Non‐linearity and error in modelling soil processes

Summary Error in models and their inputs can be propagated to outputs. This is important for modelling soil processes because soil properties used as parameters commonly contain error in the statistical sense, that is, variation. Model error can be assessed by validation procedures, but tests are needed for the propagation of (statistical) error from input to output. Input error interacts with non-linearity in the model such that it contributes to the mean of the output as well as its error. This can lead to seriously incorrect results if input error is ignored when a non-linear model is used, as is demonstrated for the Arrhenius equation. Tests for non-linearity and error propagation are suggested. The simplest test for non-linearity is a graph of the output against the input.

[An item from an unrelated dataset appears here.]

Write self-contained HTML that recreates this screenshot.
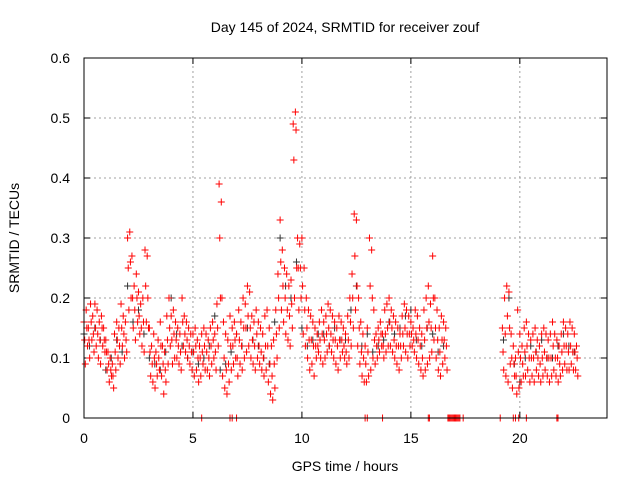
<!DOCTYPE html>
<html><head><meta charset="utf-8"><style>
body{margin:0;background:#fff;}
svg{display:block;font-family:"Liberation Sans",sans-serif;}
</style></head><body>
<svg id="chart" width="640" height="480" viewBox="0 0 640 480" xmlns="http://www.w3.org/2000/svg">
<rect width="640" height="480" fill="#fff"/>
<text x="345" y="32" text-anchor="middle" font-size="14" fill="#000">Day 145 of 2024, SRMTID for receiver zouf</text>
<text x="345" y="471" text-anchor="middle" font-size="14" fill="#000">GPS time / hours</text>
<text transform="translate(19,238) rotate(-90)" text-anchor="middle" font-size="14" fill="#000">SRMTID / TECUs</text>
<g id="grid"></g>
<g id="ticks"></g>
<g id="marks"></g>
<rect x="84" y="58" width="523" height="360" fill="none" stroke="#000" stroke-width="1"/>
</svg>
<script>
const xTicks=[0,5,10,15,20];
const yTicks=[0,0.1,0.2,0.3,0.4,0.5,0.6];
const yTickLabels=["0","0.1","0.2","0.3","0.4","0.5","0.6"];
const redTimesStart=0;
const redA=[.16,.18,.15,.19,.17,.19,.18,.16,.17,.15,
.13,.11,.1,.09,.14,.16,.15,.19,.17,.16,
.30,.31,.27,.22,.24,.21,.19,.2,.28,.27,
.15,.12,.14,.11,.13,.16,.12,.11,.17,.2,
.17,.18,.16,.15,.14,.2,.17,.16,.15,.14,
.14,.15,.13,.12,.14,.15,.14,.13,.15,.16,
.14,.19,.39,.36,.16,.14,.13,.17,.15,.16,
.14,.18,.16,.2,.19,.22,.21,.17,.16,.18,
.16,.15,.14,.17,.18,.15,.12,.13,.18,.24,
.33,.28,.25,.24,.22,.23,.49,.51,.3,.29,
.3,.25,.2,.18,.17,.16,.15,.14,.16,.18,
.16,.17,.19,.18,.17,.16,.15,.17,.16,.15,
.14,.17,.2,.24,.34,.33,.2,.16,.14,.12,
.15,.3,.28,.18,.14,.15,.16,.14,.18,.19,
.2,.18,.17,.16,.15,.14,.17,.19,.18,.17,
.16,.15,.18,.17,.15,.14,.18,.2,.22,.19,
.27,.2,.18,.15,.17,.16,.15];
const redM=[.13,.15,.13,.16,.14,.15,.14,.13,.15,.13,
.11,.09,.08,.07,.11,.13,.12,.15,.14,.13,
.25,.26,.2,.18,.2,.17,.15,.16,.22,.2,
.11,.09,.1,.09,.1,.12,.09,.08,.13,.15,
.13,.14,.13,.12,.11,.16,.14,.13,.12,.11,
.11,.12,.1,.1,.11,.12,.11,.1,.12,.13,
.11,.15,.3,.2,.1,.08,.09,.12,.12,.13,
.1,.13,.12,.15,.15,.17,.15,.13,.12,.14,
.12,.11,.1,.12,.12,.09,.07,.09,.14,.2,
.26,.22,.2,.18,.17,.19,.43,.48,.25,.25,
.22,.18,.15,.13,.13,.12,.12,.12,.13,.14,
.13,.14,.15,.14,.13,.13,.12,.13,.13,.12,
.11,.13,.16,.2,.27,.22,.15,.11,.1,.09,
.11,.22,.2,.13,.12,.13,.14,.12,.14,.15,
.16,.15,.13,.12,.12,.12,.14,.15,.14,.14,
.14,.13,.14,.13,.12,.1,.13,.15,.16,.15,
.2,.15,.13,.11,.13,.13,.12];
const redB=[.09,.12,.1,.13,.11,.12,.1,.09,.12,.11,
.08,.06,.07,.05,.08,.1,.09,.12,.1,.11,
.18,.2,.15,.13,.16,.14,.12,.11,.16,.15,
.07,.06,.05,.07,.08,.07,.04,.06,.09,.12,
.09,.1,.1,.09,.08,.12,.11,.1,.09,.08,
.07,.08,.06,.07,.09,.08,.08,.07,.09,.1,
.08,.12,.2,.07,.05,.04,.06,.08,.09,.1,
.07,.09,.08,.1,.11,.12,.1,.09,.08,.1,
.09,.08,.07,.08,.06,.04,.03,.05,.1,.15,
.18,.16,.14,.13,.12,.15,.2,.25,.18,.2,
.14,.12,.1,.08,.09,.07,.1,.11,.1,.09,
.1,.11,.12,.11,.1,.09,.08,.1,.11,.1,
.09,.1,.12,.15,.18,.12,.09,.07,.06,.06,
.07,.08,.1,.09,.1,.11,.12,.1,.11,.12,
.12,.11,.1,.09,.08,.1,.12,.11,.1,.12,
.12,.11,.1,.09,.08,.07,.08,.09,.1,.11,
.13,.1,.08,.07,.09,.1,.08];
const red2TimesStart=19.2;
const red2A=[.15,.2,.22,.21,.14,.12,.1,.18,.14,.12,.15,.16,.14,.13,.14,.15,.13,.12,.14,.15,.14,.13,.14,.16,.14,.13,.12,.14,.16,.15,.14,.16,.15,.14,.12];
const red2M=[.11,.14,.17,.15,.1,.09,.07,.11,.1,.09,.11,.12,.1,.1,.1,.11,.1,.09,.1,.11,.1,.1,.1,.12,.1,.1,.09,.11,.12,.12,.11,.12,.11,.11,.1];
const red2B=[.08,.07,.06,.09,.05,.07,.04,.05,.06,.07,.07,.08,.06,.07,.06,.08,.07,.06,.07,.08,.07,.06,.07,.08,.07,.06,.07,.08,.09,.08,.08,.09,.08,.08,.07];
const blackTimes=[0,.25,.5,.75,1,1.25,1.5,1.75,2,2.25,2.5,2.75,3,3.25,3.5,3.75,4,4.25,4.5,4.75,5,5.25,5.5,5.75,6,6.25,6.5,6.75,7,7.25,7.5,7.75,8,8.25,8.5,8.75,9,9.25,9.5,9.75,10,10.25,10.5,10.75,11,11.25,11.5,11.75,12,12.25,12.5,12.75,13,13.25,13.5,13.75,14,14.25,14.5,14.75,15,15.25,15.5,15.75,16,16.25,16.5,19.25,19.5,19.75,20,20.25,20.5,20.75,21,21.25,21.5,21.75,22,22.25,22.5];
const blackValues=[.14,.12,.15,.13,.08,.1,.13,.11,.22,.16,.18,.14,.1,.09,.08,.11,.2,.14,.12,.1,.11,.09,.1,.12,.17,.08,.09,.11,.14,.12,.15,.13,.12,.1,.09,.16,.3,.22,.2,.26,.15,.12,.13,.14,.14,.12,.15,.13,.13,.18,.22,.12,.14,.11,.12,.13,.16,.14,.15,.17,.18,.13,.12,.15,.14,.11,.12,.13,.2,.09,.06,.1,.12,.11,.13,.1,.1,.12,.14,.12,.11];
const zeroTimes=[5.4,6.7,6.8,7.0,12.9,13.0,13.7,15.8,15.85,16.7,16.75,16.8,16.85,16.9,16.95,17.0,17.05,17.1,17.15,17.2,17.25,17.4,19.1,19.7,19.8,19.95,20.3,21.7,21.75];

const X0=84,X1=607,Y0=418,Y1=58,XMAX=24,YMAX=0.6;
const xs=t=>X0+(X1-X0)*t/XMAX;
const ys=v=>Y0-(Y0-Y1)*v/YMAX;
const NS="http://www.w3.org/2000/svg";
const grid=document.getElementById('grid'),ticks=document.getElementById('ticks'),marks=document.getElementById('marks');
function mk(tag,attrs,parent){const e=document.createElementNS(NS,tag);for(const k in attrs)e.setAttribute(k,attrs[k]);parent.appendChild(e);return e;}
xTicks.forEach(t=>{
  const x=xs(t);
  if(t>0){const g=mk('line',{x1:x,x2:x,y1:Y0,y2:Y1,stroke:'#a0a0a0','stroke-dasharray':'2,3'},grid);
  
  }
  const tk=mk('path',{d:`M${x},${Y0}v-6M${x},${Y1}v6`,stroke:'#000'},ticks);
  
  
  const l=mk('text',{x:x,y:443,'text-anchor':'middle','font-size':14},ticks);l.textContent=t;
  
  
});
yTicks.forEach((v,i)=>{
  const y=ys(v);
  if(v>0&&v<YMAX){const g=mk('line',{x1:X0,x2:X1,y1:y,y2:y,stroke:'#a0a0a0','stroke-dasharray':'2,3'},grid);
  
  }
  const tk=mk('path',{d:`M${X0},${y}h6M${X1},${y}h-6`,stroke:'#000'},ticks);
  
  
  const l=mk('text',{x:70,y:y+5,'text-anchor':'end','font-size':14},ticks);l.textContent=yTickLabels[i];
  
  
});
function plus(t,v,color){
  const x=xs(t),y=ys(v);
  const p=mk('path',{d:`M${x-3.5},${y}h7M${x},${y-3.5}v7`,stroke:color,'stroke-width':1},marks);
  
  
}
blackTimes.forEach((t,i)=>plus(t,blackValues[i],'#333'));
redA.forEach((v,i)=>plus(redTimesStart+i*0.1,v,'#f00'));
redM.forEach((v,i)=>plus(redTimesStart+i*0.1+0.03,v,'#f00'));
redB.forEach((v,i)=>plus(redTimesStart+i*0.1+0.06,v,'#f00'));
red2A.forEach((v,i)=>plus(red2TimesStart+i*0.1,v,'#f00'));
red2M.forEach((v,i)=>plus(red2TimesStart+i*0.1+0.03,v,'#f00'));
red2B.forEach((v,i)=>plus(red2TimesStart+i*0.1+0.06,v,'#f00'));
zeroTimes.forEach(t=>plus(t,0,'#f00'));
</script>
</body></html>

This can be supplemented if necessary by testing whether the mean of the output changes as the standard deviation of the input increases. The tests for error propagation examine whether error is suppressed or exaggerated as it is propagated through the model and whether changes in the error in one input influence the propagation of another. Applying these tests to a leaching model with rate and capacity parameters showed differences between the parameters, which emphasized that statements about non-linearity must be for specific inputs and outputs. In particular, simulations of mean annual concentrations of solute in drainage and concentrations on individual days differed greatly in the amount of non-linearity revealed and in the way error was propagated. This result is interpreted in terms of decoherence.